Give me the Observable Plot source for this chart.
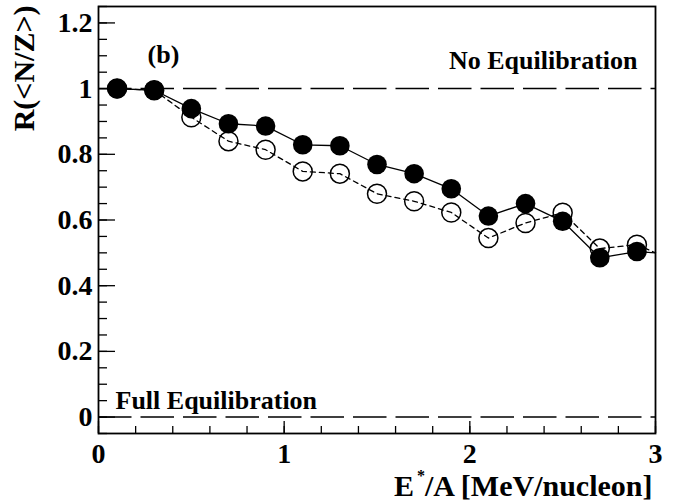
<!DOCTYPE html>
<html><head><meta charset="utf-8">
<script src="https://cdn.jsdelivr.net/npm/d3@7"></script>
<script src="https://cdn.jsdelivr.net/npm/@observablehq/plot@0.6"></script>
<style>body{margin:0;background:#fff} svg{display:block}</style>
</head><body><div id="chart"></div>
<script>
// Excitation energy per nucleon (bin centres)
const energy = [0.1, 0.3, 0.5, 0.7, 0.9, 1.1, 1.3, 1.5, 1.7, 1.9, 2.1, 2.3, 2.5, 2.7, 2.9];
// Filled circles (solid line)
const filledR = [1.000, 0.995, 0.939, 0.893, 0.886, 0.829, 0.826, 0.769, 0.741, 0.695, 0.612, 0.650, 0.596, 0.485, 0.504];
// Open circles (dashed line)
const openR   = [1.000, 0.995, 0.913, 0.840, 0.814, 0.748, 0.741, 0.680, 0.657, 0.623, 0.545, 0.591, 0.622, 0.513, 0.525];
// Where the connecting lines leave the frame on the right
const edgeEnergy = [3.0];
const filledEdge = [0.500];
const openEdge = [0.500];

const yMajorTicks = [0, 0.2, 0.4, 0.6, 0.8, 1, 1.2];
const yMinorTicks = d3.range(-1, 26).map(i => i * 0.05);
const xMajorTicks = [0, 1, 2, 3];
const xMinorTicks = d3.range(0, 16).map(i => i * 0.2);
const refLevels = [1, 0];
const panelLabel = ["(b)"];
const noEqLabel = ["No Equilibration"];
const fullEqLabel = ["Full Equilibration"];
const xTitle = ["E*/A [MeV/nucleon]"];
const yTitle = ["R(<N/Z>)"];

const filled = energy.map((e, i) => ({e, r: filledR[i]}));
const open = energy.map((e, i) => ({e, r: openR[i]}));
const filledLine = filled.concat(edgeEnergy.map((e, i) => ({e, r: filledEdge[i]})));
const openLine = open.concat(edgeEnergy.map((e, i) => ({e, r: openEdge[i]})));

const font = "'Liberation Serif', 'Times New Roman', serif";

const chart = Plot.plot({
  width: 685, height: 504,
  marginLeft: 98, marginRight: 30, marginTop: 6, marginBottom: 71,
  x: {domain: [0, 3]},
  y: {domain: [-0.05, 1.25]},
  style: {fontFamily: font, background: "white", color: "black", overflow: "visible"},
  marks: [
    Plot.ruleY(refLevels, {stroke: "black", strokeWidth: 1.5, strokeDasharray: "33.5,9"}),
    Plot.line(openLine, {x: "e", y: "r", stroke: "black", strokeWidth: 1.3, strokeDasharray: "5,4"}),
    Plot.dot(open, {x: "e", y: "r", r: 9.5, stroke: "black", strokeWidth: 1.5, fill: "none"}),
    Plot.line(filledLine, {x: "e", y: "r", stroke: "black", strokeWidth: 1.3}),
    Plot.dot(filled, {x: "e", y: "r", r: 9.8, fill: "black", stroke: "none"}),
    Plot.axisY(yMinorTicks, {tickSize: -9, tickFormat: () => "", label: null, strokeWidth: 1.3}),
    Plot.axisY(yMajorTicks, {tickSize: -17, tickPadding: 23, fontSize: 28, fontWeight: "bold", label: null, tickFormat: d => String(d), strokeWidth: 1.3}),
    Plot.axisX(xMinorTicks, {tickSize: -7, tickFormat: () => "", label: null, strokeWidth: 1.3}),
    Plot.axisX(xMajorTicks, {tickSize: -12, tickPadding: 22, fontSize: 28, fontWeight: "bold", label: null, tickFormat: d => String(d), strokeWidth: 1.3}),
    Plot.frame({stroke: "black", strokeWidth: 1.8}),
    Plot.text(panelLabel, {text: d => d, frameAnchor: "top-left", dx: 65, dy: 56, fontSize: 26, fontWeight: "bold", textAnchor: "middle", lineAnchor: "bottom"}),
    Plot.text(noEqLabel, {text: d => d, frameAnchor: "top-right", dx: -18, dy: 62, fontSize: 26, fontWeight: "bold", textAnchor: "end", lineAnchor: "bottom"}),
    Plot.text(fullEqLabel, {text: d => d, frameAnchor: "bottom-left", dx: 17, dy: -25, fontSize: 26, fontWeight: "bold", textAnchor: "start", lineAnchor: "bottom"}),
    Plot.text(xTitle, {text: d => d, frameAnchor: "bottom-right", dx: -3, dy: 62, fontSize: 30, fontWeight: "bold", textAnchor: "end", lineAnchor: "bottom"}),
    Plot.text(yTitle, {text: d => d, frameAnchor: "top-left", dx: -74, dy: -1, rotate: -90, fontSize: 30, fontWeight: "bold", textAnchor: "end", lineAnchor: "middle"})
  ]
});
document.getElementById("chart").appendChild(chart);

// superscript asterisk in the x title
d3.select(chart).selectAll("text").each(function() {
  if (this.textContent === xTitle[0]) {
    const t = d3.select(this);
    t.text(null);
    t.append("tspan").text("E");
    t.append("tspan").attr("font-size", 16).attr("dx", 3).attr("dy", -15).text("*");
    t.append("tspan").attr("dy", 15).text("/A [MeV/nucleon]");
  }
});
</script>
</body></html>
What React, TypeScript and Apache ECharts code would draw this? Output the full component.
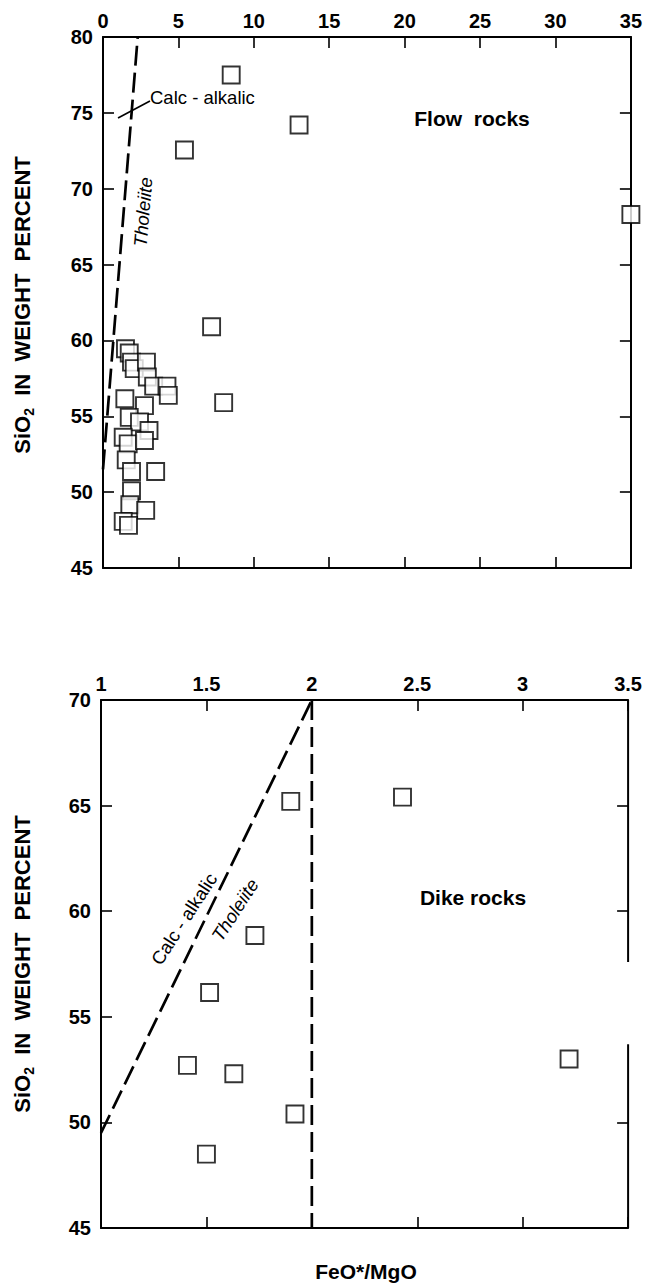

※

**Task objective:** Take the listing above and restate it word for word, without its pictures.

**Expected output:**
Give me the Observable Plot source for this chart.
<!DOCTYPE html>
<html><head><meta charset="utf-8">
<script src="https://cdn.jsdelivr.net/npm/d3@7"></script>
<script src="https://cdn.jsdelivr.net/npm/@observablehq/plot@0.6"></script>
<style>body{margin:0;background:#fff} svg{display:block}</style>
</head><body><div id="chart"></div>
<script>
// Excitation energy per nucleon (bin centres)
const energy = [0.1, 0.3, 0.5, 0.7, 0.9, 1.1, 1.3, 1.5, 1.7, 1.9, 2.1, 2.3, 2.5, 2.7, 2.9];
// Filled circles (solid line)
const filledR = [1.000, 0.995, 0.939, 0.893, 0.886, 0.829, 0.826, 0.769, 0.741, 0.695, 0.612, 0.650, 0.596, 0.485, 0.504];
// Open circles (dashed line)
const openR   = [1.000, 0.995, 0.913, 0.840, 0.814, 0.748, 0.741, 0.680, 0.657, 0.623, 0.545, 0.591, 0.622, 0.513, 0.525];
// Where the connecting lines leave the frame on the right
const edgeEnergy = [3.0];
const filledEdge = [0.500];
const openEdge = [0.500];

const yMajorTicks = [0, 0.2, 0.4, 0.6, 0.8, 1, 1.2];
const yMinorTicks = d3.range(-1, 26).map(i => i * 0.05);
const xMajorTicks = [0, 1, 2, 3];
const xMinorTicks = d3.range(0, 16).map(i => i * 0.2);
const refLevels = [1, 0];
const panelLabel = ["(b)"];
const noEqLabel = ["No Equilibration"];
const fullEqLabel = ["Full Equilibration"];
const xTitle = ["E*/A [MeV/nucleon]"];
const yTitle = ["R(<N/Z>)"];

const filled = energy.map((e, i) => ({e, r: filledR[i]}));
const open = energy.map((e, i) => ({e, r: openR[i]}));
const filledLine = filled.concat(edgeEnergy.map((e, i) => ({e, r: filledEdge[i]})));
const openLine = open.concat(edgeEnergy.map((e, i) => ({e, r: openEdge[i]})));

const font = "'Liberation Serif', 'Times New Roman', serif";

const chart = Plot.plot({
  width: 685, height: 504,
  marginLeft: 98, marginRight: 30, marginTop: 6, marginBottom: 71,
  x: {domain: [0, 3]},
  y: {domain: [-0.05, 1.25]},
  style: {fontFamily: font, background: "white", color: "black", overflow: "visible"},
  marks: [
    Plot.ruleY(refLevels, {stroke: "black", strokeWidth: 1.5, strokeDasharray: "33.5,9"}),
    Plot.line(openLine, {x: "e", y: "r", stroke: "black", strokeWidth: 1.3, strokeDasharray: "5,4"}),
    Plot.dot(open, {x: "e", y: "r", r: 9.5, stroke: "black", strokeWidth: 1.5, fill: "none"}),
    Plot.line(filledLine, {x: "e", y: "r", stroke: "black", strokeWidth: 1.3}),
    Plot.dot(filled, {x: "e", y: "r", r: 9.8, fill: "black", stroke: "none"}),
    Plot.axisY(yMinorTicks, {tickSize: -9, tickFormat: () => "", label: null, strokeWidth: 1.3}),
    Plot.axisY(yMajorTicks, {tickSize: -17, tickPadding: 23, fontSize: 28, fontWeight: "bold", label: null, tickFormat: d => String(d), strokeWidth: 1.3}),
    Plot.axisX(xMinorTicks, {tickSize: -7, tickFormat: () => "", label: null, strokeWidth: 1.3}),
    Plot.axisX(xMajorTicks, {tickSize: -12, tickPadding: 22, fontSize: 28, fontWeight: "bold", label: null, tickFormat: d => String(d), strokeWidth: 1.3}),
    Plot.frame({stroke: "black", strokeWidth: 1.8}),
    Plot.text(panelLabel, {text: d => d, frameAnchor: "top-left", dx: 65, dy: 56, fontSize: 26, fontWeight: "bold", textAnchor: "middle", lineAnchor: "bottom"}),
    Plot.text(noEqLabel, {text: d => d, frameAnchor: "top-right", dx: -18, dy: 62, fontSize: 26, fontWeight: "bold", textAnchor: "end", lineAnchor: "bottom"}),
    Plot.text(fullEqLabel, {text: d => d, frameAnchor: "bottom-left", dx: 17, dy: -25, fontSize: 26, fontWeight: "bold", textAnchor: "start", lineAnchor: "bottom"}),
    Plot.text(xTitle, {text: d => d, frameAnchor: "bottom-right", dx: -3, dy: 62, fontSize: 30, fontWeight: "bold", textAnchor: "end", lineAnchor: "bottom"}),
    Plot.text(yTitle, {text: d => d, frameAnchor: "top-left", dx: -74, dy: -1, rotate: -90, fontSize: 30, fontWeight: "bold", textAnchor: "end", lineAnchor: "middle"})
  ]
});
document.getElementById("chart").appendChild(chart);

// superscript asterisk in the x title
d3.select(chart).selectAll("text").each(function() {
  if (this.textContent === xTitle[0]) {
    const t = d3.select(this);
    t.text(null);
    t.append("tspan").text("E");
    t.append("tspan").attr("font-size", 16).attr("dx", 3).attr("dy", -15).text("*");
    t.append("tspan").attr("dy", 15).text("/A [MeV/nucleon]");
  }
});
</script>
</body></html>
What React, TypeScript and Apache ECharts code would draw this? Output the full component.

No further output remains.